Vedi il portale di Santa Teresa ‒ riprodotto sulla copertina del saggio ‒ che si sfoca: “rivelandoci, nella moltiplicazione della sua identità, la molteplicità dei piani del reale, la sua dimensione ulteriore”. È questa l’aletheia: il disvelamento/velamento che costituisce l’unica verità della pittura; ovvero che essa è, fatalmente, rappresentazione. Giammai mera mimesis: semplice/banale imitazione. D’altronde è condivisibile quanto sostiene Nietzsche, osservando come: “no, proprio i fatti non ci sono, bensì solo interpretazioniˮ (Nein, gerade Tatsachen gibt es nicht, nur Interpretationen).

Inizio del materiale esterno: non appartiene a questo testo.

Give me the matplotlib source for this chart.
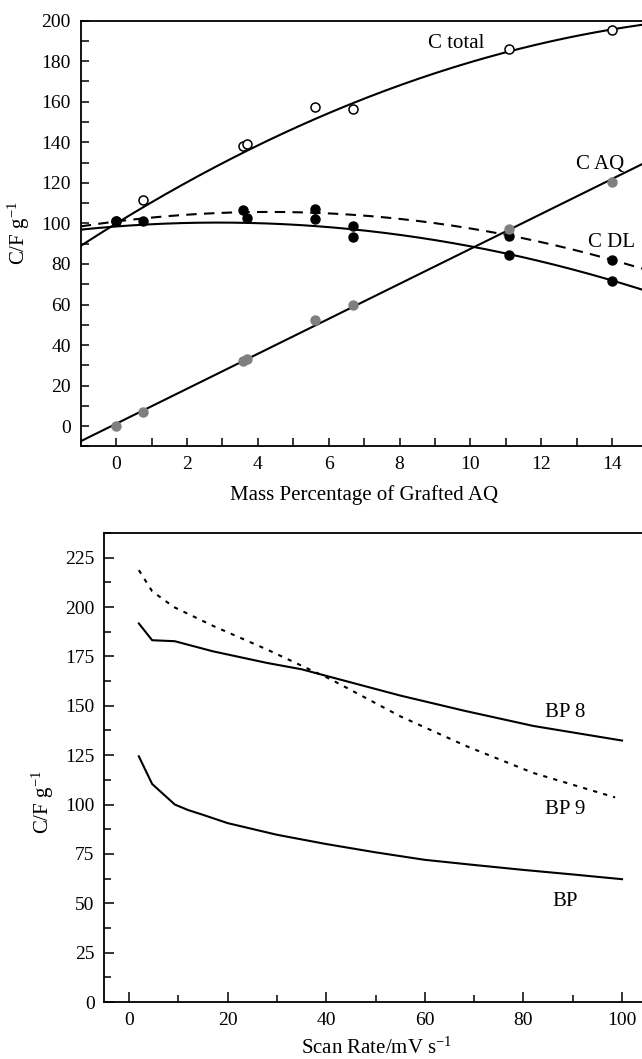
import numpy as np
import matplotlib
matplotlib.use("Agg")
import matplotlib.pyplot as plt
from matplotlib.ticker import MultipleLocator

plt.rcParams["font.family"] = ["Liberation Serif", "DejaVu Serif"]
plt.rcParams["mathtext.fontset"] = "custom"
plt.rcParams["mathtext.rm"] = "Liberation Serif"
plt.rcParams["mathtext.default"] = "regular"

# ---- Capacitance vs. grafted AQ mass percentage ----
mass_pct = [0.0, 0.75, 3.58, 3.69, 5.6, 6.69, 11.09, 14.0]
c_total = [101.0, 111.7, 138.1, 139.3, 157.3, 156.5, 186.0, 195.4]
c_aq = [0.0, 6.8, 32.0, 33.0, 52.2, 59.8, 97.2, 120.3]

dl_mass = [0.0, 0.75, 3.58, 3.69, 5.6, 5.6, 6.69, 6.69, 11.09, 11.09, 14.0, 14.0]
c_dl_points = [101.0, 101.1, 106.4, 102.6, 107.2, 102.0, 98.5, 93.1, 93.6, 84.6, 81.8, 71.4]

# smoothed trend curves (quadratic in mass percentage)
trend_mass = [-1.0, 2.35, 5.18, 9.89, 12.71, 14.84]
trend_total = [89.6, 122.5, 148.0, 180.0, 191.5, 197.5]
trend_dl_upper = [98.8, 104.0, 105.8, 98.2, 87.5, 77.8]
trend_dl_lower = [97.3, 99.6, 99.4, 89.2, 78.5, 67.0]

# ---- Capacitance vs. scan rate ----
scan_bp8 = [2, 4.7, 9.3, 17, 28, 35, 41, 55, 68, 82, 100]
cap_bp8 = [191.7, 183.2, 182.7, 177.6, 171.7, 168.5, 164.5, 155.2, 147.5, 139.8, 132.4]
scan_bp9 = [2, 4.7, 9.1, 17.2, 28, 41, 55, 68.5, 82, 98.6]
cap_bp9 = [218.7, 208.0, 200.0, 190.3, 178.5, 163.3, 144.7, 129.5, 116.0, 103.6]
scan_bp = [2, 4.7, 9.3, 12, 15, 20, 30, 40, 50, 60, 70, 80, 90, 100]
cap_bp = [124.4, 110.4, 100.0, 97.2, 94.8, 90.6, 84.7, 80.0, 75.8, 72.0, 69.4, 66.9, 64.6, 62.2]

fig = plt.figure(figsize=(6.42, 10.59), dpi=100)

tick_fs = 14
label_fs = 15

def style_axes(ax):
    for side in ("top", "left", "bottom"):
        ax.spines[side].set_linewidth(1.3)
    ax.spines["right"].set_visible(False)
    ax.tick_params(which="both", direction="in", width=1.1, labelsize=tick_fs,
                   top=False, right=False)
    ax.tick_params(axis="y", which="major", pad=7)
    ax.tick_params(axis="x", which="major", pad=7)

# Top panel
ax1 = fig.add_axes([0.1257, 0.5784, 0.8743, 0.4021])
xlo, xhi = -1.0, 14.84
xs = np.linspace(xlo, xhi, 300)

for trend, ls in ((trend_total, "-"), (trend_dl_upper, (0, (5, 3.5))),
                  (trend_dl_lower, "-")):
    coef = np.polyfit(trend_mass, trend, 2)
    ax1.plot(xs, np.polyval(coef, xs), color="black", lw=1.5, ls=ls, zorder=2)

# AQ contribution is linear in grafted mass
aq_coef = np.polyfit(mass_pct, c_aq, 1)
ax1.plot(xs, np.polyval(aq_coef, xs), color="black", lw=1.5, zorder=2)

ax1.plot(mass_pct, c_total, "o", ms=6.5, mfc="white", mec="black", mew=1.1, zorder=3)
ax1.plot(dl_mass, c_dl_points, "o", ms=6.5, mfc="black", mec="black", zorder=4)
ax1.plot(mass_pct, c_aq, "o", ms=6.5, mfc="#7f7f7f", mec="#7f7f7f", zorder=4)

ax1.set_xlim(xlo, xhi)
ax1.set_ylim(-10, 200)
ax1.xaxis.set_major_locator(MultipleLocator(2))
ax1.xaxis.set_minor_locator(MultipleLocator(1))
ax1.yaxis.set_major_locator(MultipleLocator(20))
ax1.yaxis.set_minor_locator(MultipleLocator(10))
style_axes(ax1)
ax1.tick_params(which="major", length=6)
ax1.tick_params(which="minor", length=5.5)
ax1.set_xlabel("Mass Percentage of Grafted AQ", fontsize=label_fs)
ax1.set_ylabel("C/F g$^{-1}$", fontsize=label_fs, va="center")
ax1.xaxis.set_label_coords(0.5046, -0.09)
ax1.yaxis.set_label_coords(-0.11, 0.501)

ax1.text(9.6, 188.7, "C total", fontsize=label_fs, ha="center", va="center")
ax1.text(13.65, 129, "C AQ", fontsize=label_fs, ha="center", va="center")
ax1.text(13.98, 90.8, "C DL", fontsize=label_fs, ha="center", va="center")

# Bottom panel
ax2 = fig.add_axes([0.1625, 0.0538, 0.8375, 0.4429])
ax2.plot(scan_bp8, cap_bp8, color="black", lw=1.5)
ax2.plot(scan_bp9, cap_bp9, color="black", lw=1.5, ls=(0, (2, 3)))
ax2.plot(scan_bp, cap_bp, color="black", lw=1.5)

ax2.set_xlim(-5, 104.05)
ax2.set_ylim(0, 237.5)
ax2.xaxis.set_major_locator(MultipleLocator(20))
ax2.xaxis.set_minor_locator(MultipleLocator(10))
ax2.yaxis.set_major_locator(MultipleLocator(25))
ax2.yaxis.set_minor_locator(MultipleLocator(12.5))
style_axes(ax2)
ax2.tick_params(which="major", length=7.5)
ax2.tick_params(which="minor", length=5)
ax2.set_xlabel("Scan Rate/mV s$^{-1}$", fontsize=label_fs)
ax2.set_ylabel("C/F g$^{-1}$", fontsize=label_fs, va="center")
ax2.xaxis.set_label_coords(0.506, -0.075)
ax2.yaxis.set_label_coords(-0.114, 0.426)

ax2.text(88.5, 146.4, "BP 8", fontsize=label_fs, ha="center", va="center")
ax2.text(88.5, 97.4, "BP 9", fontsize=label_fs, ha="center", va="center")
ax2.text(88.5, 50.9, "BP", fontsize=label_fs, ha="center", va="center")

fig.savefig("out.png", dpi=100)
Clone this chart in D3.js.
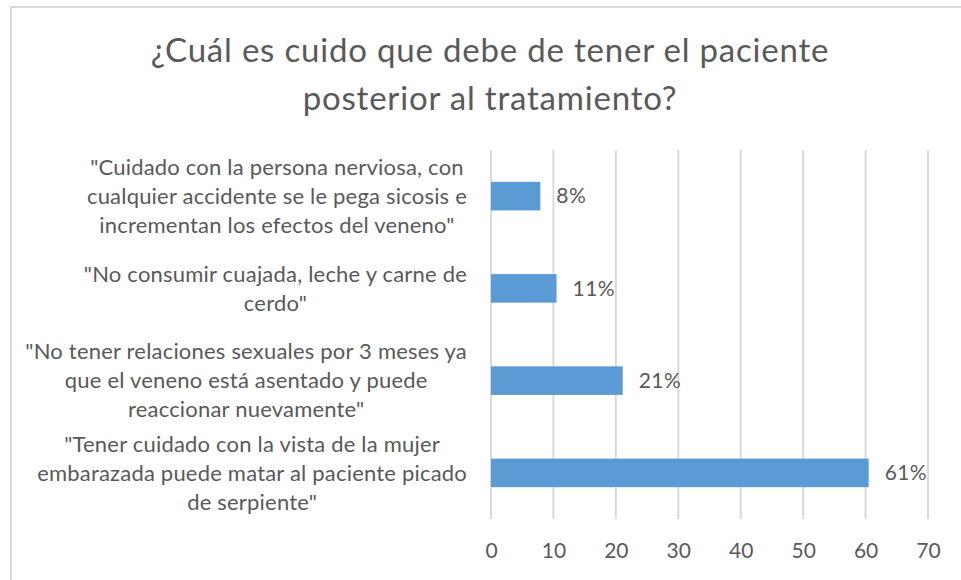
<!DOCTYPE html>
<html>
<head>
<meta charset="utf-8">
<script src="https://cdn.jsdelivr.net/npm/d3@7"></script>
<style>
  body { margin: 0; background: #fff; }
  text { font-family: Lato, "Open Sans", sans-serif; fill: #595959; }
</style>
</head>
<body>
<div id="chart"></div>
<script>
// chart data
var titleLines = ["¿Cuál es cuido que debe de tener el paciente", "posterior al tratamiento?"];
var categories = [
  ["\"Cuidado con la persona nerviosa, con", "cualquier accidente se le pega sicosis e", "incrementan los efectos del veneno\""],
  ["\"No consumir cuajada, leche y carne de", "cerdo\""],
  ["\"No tener relaciones sexuales por 3 meses ya", "que el veneno está asentado y puede", "reaccionar nuevamente\""],
  ["\"Tener cuidado con la vista de la mujer", "embarazada puede matar al paciente picado", "de serpiente\""]
];
var values = [7.9, 10.5, 21.1, 60.5];
var valueLabels = ["8%", "11%", "21%", "61%"];
var xTicks = [0, 10, 20, 30, 40, 50, 60, 70];

var svgWidth = 961;
var svgHeight = 580;

var margin = { top: 150, bottom: 61, left: 491, right: 33 };
var width = svgWidth - margin.left - margin.right;
var height = svgHeight - margin.top - margin.bottom;

var svg = d3.select("#chart")
  .append("svg")
  .attr("width", svgWidth)
  .attr("height", svgHeight);

// chart frame
svg.append("rect")
  .attr("x", 11)
  .attr("y", 7)
  .attr("width", 970)
  .attr("height", 600)
  .attr("fill", "none")
  .attr("stroke", "#d9d9d9")
  .attr("stroke-width", 2);

// title
svg.append("g")
  .selectAll("text")
  .data(titleLines)
  .enter()
  .append("text")
  .attr("x", 490)
  .attr("y", (d, i) => 62 + i * 48)
  .attr("text-anchor", "middle")
  .style("font-size", "33px")
  .style("letter-spacing", "0.8px")
  .text(d => d);

var chartGroup = svg.append("g")
  .attr("transform", `translate(${margin.left}, ${margin.top})`);

var xScale = d3.scaleLinear()
  .domain([0, 70])
  .range([0, width]);

var yScale = d3.scaleBand()
  .domain(d3.range(categories.length))
  .range([0, height])
  .paddingInner(0.69)
  .paddingOuter(0.345);

// vertical gridlines
chartGroup.append("g")
  .selectAll("line")
  .data(xTicks)
  .enter()
  .append("line")
  .attr("x1", d => xScale(d))
  .attr("x2", d => xScale(d))
  .attr("y1", 0)
  .attr("y2", height)
  .attr("stroke", "#d9d9d9")
  .attr("stroke-width", 2);

// x axis labels
var xAxis = chartGroup.append("g")
  .attr("transform", `translate(0, ${height})`)
  .call(d3.axisBottom(xScale).tickValues(xTicks).tickSize(0).tickPadding(24));
xAxis.select(".domain").remove();
xAxis.selectAll("text")
  .style("font-size", "21px")
  .style("font-family", "Lato, sans-serif")
  .attr("fill", "#595959");

// bars
chartGroup.selectAll("rect.bar")
  .data(values)
  .enter()
  .append("rect")
  .attr("class", "bar")
  .attr("x", 0)
  .attr("y", (d, i) => yScale(i))
  .attr("width", d => xScale(d))
  .attr("height", yScale.bandwidth())
  .attr("fill", "#5b9bd5");

// data labels
chartGroup.selectAll("text.value")
  .data(values)
  .enter()
  .append("text")
  .attr("class", "value")
  .attr("x", d => xScale(d) + 16)
  .attr("y", (d, i) => yScale(i) + yScale.bandwidth() / 2)
  .attr("dy", "0.35em")
  .style("font-size", "21px")
  .style("letter-spacing", "0.4px")
  .text((d, i) => valueLabels[i]);

// category labels: lines centred within a block right-aligned to the axis
var labelRight = 467;
var lineHeight = 29;
categories.forEach(function(lines, i) {
  var g = svg.append("g");
  var texts = g.selectAll("text")
    .data(lines)
    .enter()
    .append("text")
    .style("font-size", "22px")
    .style("letter-spacing", "0.2px")
    .attr("text-anchor", "middle")
    .attr("dy", "0.35em")
    .text(d => d);
  var maxW = d3.max(texts.nodes(), n => n.getComputedTextLength());
  var cy = margin.top + yScale(i) + yScale.bandwidth() / 2;
  texts
    .attr("x", labelRight - maxW / 2)
    .attr("y", (d, j) => cy + (j - (lines.length - 1) / 2) * lineHeight);
});
</script>
</body>
</html>
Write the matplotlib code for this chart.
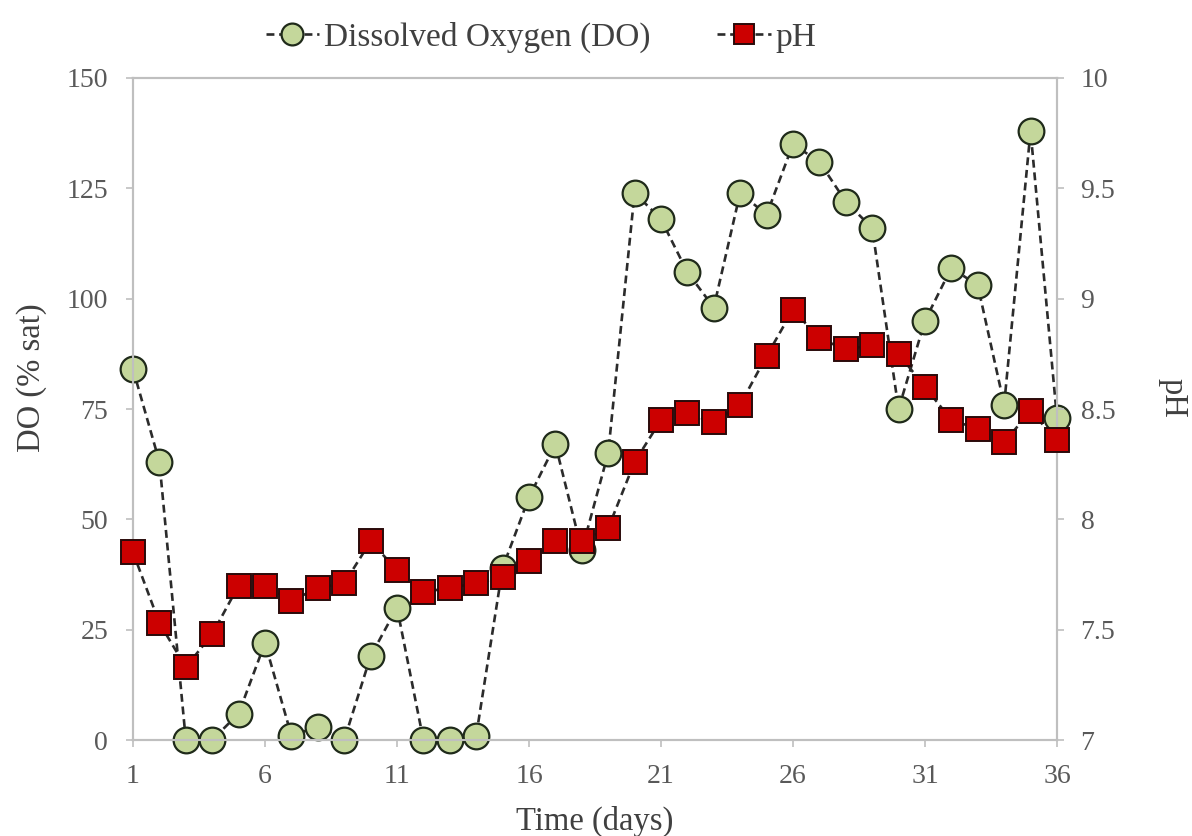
import matplotlib.pyplot as plt
import numpy as np

# data
days = np.arange(1, 37)
do_sat = [84, 63, 0, 0, 6, 22, 1, 3, 0, 19, 30, 0, 0, 1, 39, 55, 67, 43,
          65, 124, 118, 106, 98, 124, 119, 135, 131, 122, 116, 75, 95, 107,
          103, 76, 138, 73]
ph = [7.85, 7.53, 7.33, 7.48, 7.70, 7.70, 7.63, 7.69, 7.71, 7.90, 7.77,
      7.67, 7.69, 7.71, 7.74, 7.81, 7.90, 7.90, 7.96, 8.26, 8.45, 8.48,
      8.44, 8.52, 8.74, 8.95, 8.82, 8.77, 8.79, 8.75, 8.60, 8.45, 8.41,
      8.35, 8.49, 8.36]
x_ticks = [1, 6, 11, 16, 21, 26, 31, 36]
do_ticks = [0, 25, 50, 75, 100, 125, 150]
ph_ticks = [7, 7.5, 8, 8.5, 9, 9.5, 10]
ph_tick_labels = ['7', '7.5', '8', '8.5', '9', '9.5', '10']

plt.rcParams['font.family'] = ['Liberation Serif', 'DejaVu Serif']
txt = '#404040'
tick_col = '#595959'
spine_col = '#bfbfbf'

fig = plt.figure(figsize=(11.92, 8.36), dpi=100)
ax = fig.add_axes([0.1116, 0.1148, 0.7751, 0.7919])
ax2 = ax.twinx()

dash = (0, (3, 1.8))
l1, = ax.plot(days, do_sat, linestyle=dash, color='#2b2b2b', lw=1.9,
              marker='o', ms=18.5, mfc='#c4d79b', mec='#1f2a1a', mew=1.6,
              clip_on=False, zorder=3, label='Dissolved Oxygen (DO)')
l2, = ax2.plot(days, ph, linestyle=dash, color='#2b2b2b', lw=1.9,
               marker='s', ms=17.5, mfc='#cc0000', mec='#2a0a0a', mew=1.4,
               clip_on=False, zorder=3, label='pH')

ax.set_xlim(1, 36)
ax.set_ylim(0, 150)
ax2.set_ylim(7, 10)
ax.set_xticks(x_ticks)
ax.set_yticks(do_ticks)
ax2.set_yticks(ph_ticks)
ax2.set_yticklabels(ph_tick_labels)

for a in (ax, ax2):
    for s in a.spines.values():
        s.set_color(spine_col)
        s.set_linewidth(1.5)
    a.tick_params(colors=spine_col, labelcolor=tick_col, labelsize=20,
                  length=5, width=1.2)
ax.tick_params(axis='x', pad=12)
ax.tick_params(axis='y', pad=13)
ax2.tick_params(axis='y', pad=12)

ax.set_xlabel('Time (days)', fontsize=23.5, color=txt, labelpad=12)
ax.set_ylabel('DO (% sat)', fontsize=23.5, color=txt, labelpad=14, y=0.547)
ax2.set_ylabel('pH', fontsize=23.5, color=txt, rotation=270, labelpad=52,
               y=0.517)

fig.legend(handles=[l1, l2], loc='upper center', bbox_to_anchor=(0.454, 1.01),
           ncol=2, frameon=False, fontsize=24, handlelength=1.6,
           handletextpad=0.15, columnspacing=2.0, labelcolor=txt,
           markerscale=0.85)

fig.savefig('out.png', dpi=100)
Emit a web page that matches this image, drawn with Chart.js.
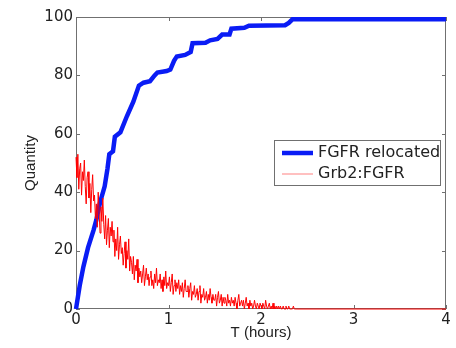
<!DOCTYPE html>
<html><head><meta charset="utf-8">
<script src="https://cdn.jsdelivr.net/npm/chart.js@4/dist/chart.umd.min.js"></script>
<style>html,body{margin:0;padding:0;background:#fff}#wrap{width:456px;height:348px}</style>
</head><body>
<div id="wrap"><canvas id="c"></canvas></div>
<script>
const seriesNames = ['FGFR relocated', 'Grb2:FGFR'];
const xTicks = [0, 1, 2, 3, 4];
const yTicks = [0, 20, 40, 60, 80, 100];
const xTitle = 'T (hours)';
const yTitle = 'Quantity';

// FGFR relocated trajectory (time in hours, value)
const relocTimes = [0, 0.04, 0.08, 0.13, 0.19, 0.22, 0.26, 0.31, 0.34, 0.36, 0.40, 0.42, 0.48, 0.55, 0.62, 0.68, 0.73, 0.80, 0.85, 0.88, 0.98, 1.02, 1.06, 1.09, 1.18, 1.24, 1.26, 1.40, 1.45, 1.53, 1.58, 1.66, 1.68, 1.82, 1.87, 2.26, 2.30, 2.34, 4.00];
const relocValues = [0, 8, 14.5, 21, 27, 30.5, 36.5, 42, 48, 53, 54, 59, 60.5, 66, 71, 76.5, 77.5, 78, 80, 81, 81.5, 82, 85, 86.5, 87, 88, 91, 91.2, 92, 92.5, 94, 94, 96, 96.3, 97, 97.2, 98, 99.2, 99.2];

// Grb2:FGFR: sampled every 0.01 h from 0 to 2.39
const grbStep = 0.01;
const grbValues = [
 52, 45, 53, 41, 48, 50, 39, 47, 44, 51,
 42, 36, 45, 47, 38, 43, 33, 41, 46, 37,
 39, 31, 36, 28, 40, 33, 26, 35, 30, 38,
 29, 24, 32, 22, 27, 31, 21, 28, 25, 30,
 23, 27, 18, 24, 20, 28, 17, 22, 25, 19,
 21, 15, 19, 23, 14, 20, 17, 24, 13, 18,
 16, 12, 18, 10, 15, 13, 17, 9, 14, 11,
 13, 9, 12, 15, 8, 11, 14, 10, 12, 8,
 11, 13, 8, 10, 7, 12, 9, 14, 8, 10,
 9, 12, 7, 10, 6, 11, 8, 13, 7, 9,
 8, 11, 6, 9, 12, 5, 8, 10, 6, 9,
 7, 10, 5, 8, 6, 9, 4, 7, 10, 6,
 6, 8, 4, 7, 9, 3, 6, 5, 8, 4,
 5, 7, 3, 6, 8, 2, 5, 4, 7, 3,
 4, 6, 2, 5, 3, 7, 4, 2, 5, 3,
 3, 5, 1, 4, 6, 2, 3, 5, 1, 4,
 2, 4, 3, 1, 5, 2, 3, 1, 4, 2,
 3, 1, 4, 2, 0, 3, 5, 1, 2, 3,
 1, 3, 0, 2, 4, 1, 2, 0, 3, 1,
 2, 0, 1, 3, 1, 0, 2, 1, 0, 2,
 1, 0, 2, 1, 0, 3, 1, 0, 1, 2,
 0, 1, 0, 2, 0, 1, 0, 1, 0, 1,
 0, 1, 0, 0, 1, 0, 0, 1, 0, 0,
 1, 0, 0, 0, 0, 1, 0, 0, 0, 0
];
// Grb2:FGFR after 2.4 h (stays at zero)
const grbTailTimes = [2.4, 4.0];
const grbTailValues = [0, 0];

const relocData = relocTimes.map((t, i) => ({x: t, y: relocValues[i]}));
const grbData = grbValues.map((v, i) => ({x: +(i * grbStep).toFixed(2), y: v}))
  .concat(grbTailTimes.map((t, i) => ({x: t, y: grbTailValues[i]})));

const AXIS_COLOR = '#707070';
const TEXT_COLOR = '#222222';
const FONT = 'DejaVu Sans';
const TITLE_FONT = 'Liberation Sans';

const boxPlugin = {
  id: 'matlabBox',
  beforeDatasetsDraw(chart) {
    const {ctx, chartArea: a, scales} = chart;
    ctx.save();
    ctx.strokeStyle = AXIS_COLOR;
    ctx.lineWidth = 1;
    ctx.strokeRect(Math.round(a.left) + 0.5, Math.round(a.top) + 0.5, Math.round(a.right - a.left) - 1, Math.round(a.bottom - a.top) - 1);
    const tl = 4;
    ctx.beginPath();
    xTicks.forEach(v => {
      const px = Math.round(scales.x.getPixelForValue(v)) + 0.5;
      ctx.moveTo(px, a.bottom); ctx.lineTo(px, a.bottom - tl);
      ctx.moveTo(px, a.top); ctx.lineTo(px, a.top + tl);
    });
    yTicks.forEach(v => {
      const py = Math.round(scales.y.getPixelForValue(v)) + 0.5;
      ctx.moveTo(a.left, py); ctx.lineTo(a.left + tl, py);
      ctx.moveTo(a.right, py); ctx.lineTo(a.right - tl, py);
    });
    ctx.stroke();
    ctx.restore();
  }
};

const legendPlugin = {
  id: 'boxLegend',
  afterDatasetsDraw(chart) {
    const {ctx, chartArea: a} = chart;
    const ds = chart.data.datasets;
    const right = a.right - 5, left = right - 167, top = 140, bottom = 186;
    ctx.save();
    ctx.fillStyle = '#ffffff';
    ctx.fillRect(left, top, right - left, bottom - top);
    ctx.strokeStyle = AXIS_COLOR;
    ctx.lineWidth = 1;
    ctx.strokeRect(left + 0.5, top + 0.5, right - left - 1, bottom - top - 1);
    ctx.font = '16px "' + FONT + '"';
    ctx.textBaseline = 'middle';
    ctx.textAlign = 'left';
    const rows = [153, 174];
    ds.forEach((d, i) => {
      const y = rows[i];
      ctx.strokeStyle = d.borderColor;
      ctx.lineWidth = d.legendLineWidth;
      ctx.beginPath();
      ctx.moveTo(left + 8, y); ctx.lineTo(left + 39, y);
      ctx.stroke();
      ctx.fillStyle = TEXT_COLOR;
      ctx.fillText(d.label, left + 44, y);
    });
    ctx.restore();
  }
};

new Chart(document.getElementById('c'), {
  type: 'scatter',
  data: {
    datasets: [
      {label: seriesNames[0], data: relocData, showLine: true, borderColor: '#0a1cf5', backgroundColor: '#0a1cf5', borderWidth: 4.5, borderJoinStyle: 'miter', pointRadius: 0, order: 2, clip: 4, legendLineWidth: 4.5},
      {label: seriesNames[1], data: grbData, showLine: true, borderColor: '#ff0000', backgroundColor: '#ff0000', borderWidth: 1, pointRadius: 0, order: 1, clip: 4, legendLineWidth: 0.5}
    ]
  },
  options: {
    responsive: true,
    maintainAspectRatio: false,
    animation: false,
    layout: {padding: {left: 0, right: 10, top: 17, bottom: 0}},
    plugins: {legend: {display: false}, tooltip: {enabled: false}},
    scales: {
      x: {
        type: 'linear', min: 0, max: 4,
        afterFit(s) { s.height = 39; },
        afterBuildTicks(s) { s.ticks = xTicks.map(v => ({value: v})); },
        grid: {display: false, drawTicks: false},
        border: {display: false},
        ticks: {padding: 2, color: TEXT_COLOR, font: {family: FONT, size: 15}, maxRotation: 0},
        title: {display: true, text: xTitle, color: TEXT_COLOR, font: {family: TITLE_FONT, size: 15}, padding: {top: 0, bottom: 6}}
      },
      y: {
        type: 'linear', min: 0, max: 100,
        afterFit(s) { s.width = 76; },
        afterBuildTicks(s) { s.ticks = yTicks.map(v => ({value: v})); },
        grid: {display: false, drawTicks: false},
        border: {display: false},
        ticks: {padding: 3, color: TEXT_COLOR, font: {family: FONT, size: 15}},
        title: {display: true, text: yTitle, color: TEXT_COLOR, font: {family: TITLE_FONT, size: 15}, padding: {top: 22, bottom: 0}}
      }
    }
  },
  plugins: [boxPlugin, legendPlugin]
});
</script>
</body></html>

Inutile illuderci di poter mai osservare una qualche improbabile realtà oggettiva. Esistono solo fenomeni: il darsi cioè di eventi che appaiono. Impossibile allora andare oltre la parvenza e l’apparenza? Forse no, se è quanto si prefigge il mistico; ma intorno a ciò egli tace o ne parla solo mediante formule metaforico-allusive. Al pittore, e nello specifico a Montebello, non resta dunque che oscillare: “fra ascesi e sensualità, verità e illusione”, cercando di tenere insieme con la sua arte in tutte quante le proprie opere: sensibile e intelligibile, materia e spirito.

L’aspirazione dell’artista quindi pare rivolta a superare ogni forma di dualismo per giungere se non altro ad alludere, a suggerire con le sue immagini l’idea/ideale di un’unità oltre la dispersione del molteplice. Così non posso che far mia una delle riflessioni conclusive di Brivio, secondo il quale i luoghi di Montebello rivelano spazi architettonici che sono: “spazi dell’anima”, nonché luoghi contemplando i quali: “noi troviamo noi stessi”. In tali ambiti abita ciò che è kalos, ciò che risulta bello, il cui significato più antico ‒ come ci ricorda l’autore del saggio ‒ è la sorpresa, lo stupore mirabile (e indicibile) dell’apparizione di un evento inatteso. I dipinti di Montebello alla fin fine mi sembra vogliano essere questo: icone epifaniche che non ambiscono a esprimere definitive forme/assolutezze, ma un umano, troppo umano sguardo sul sottile e umbratile confine che separa fisica da metafisica, reale da irreale, concretezza da sogno fantastico.

Guido Brivio

Architetture dell’invisibile. Roger de Montebello e la verità in pittura,

Moretti&Vitali, 2020, pp. 80, euro 14.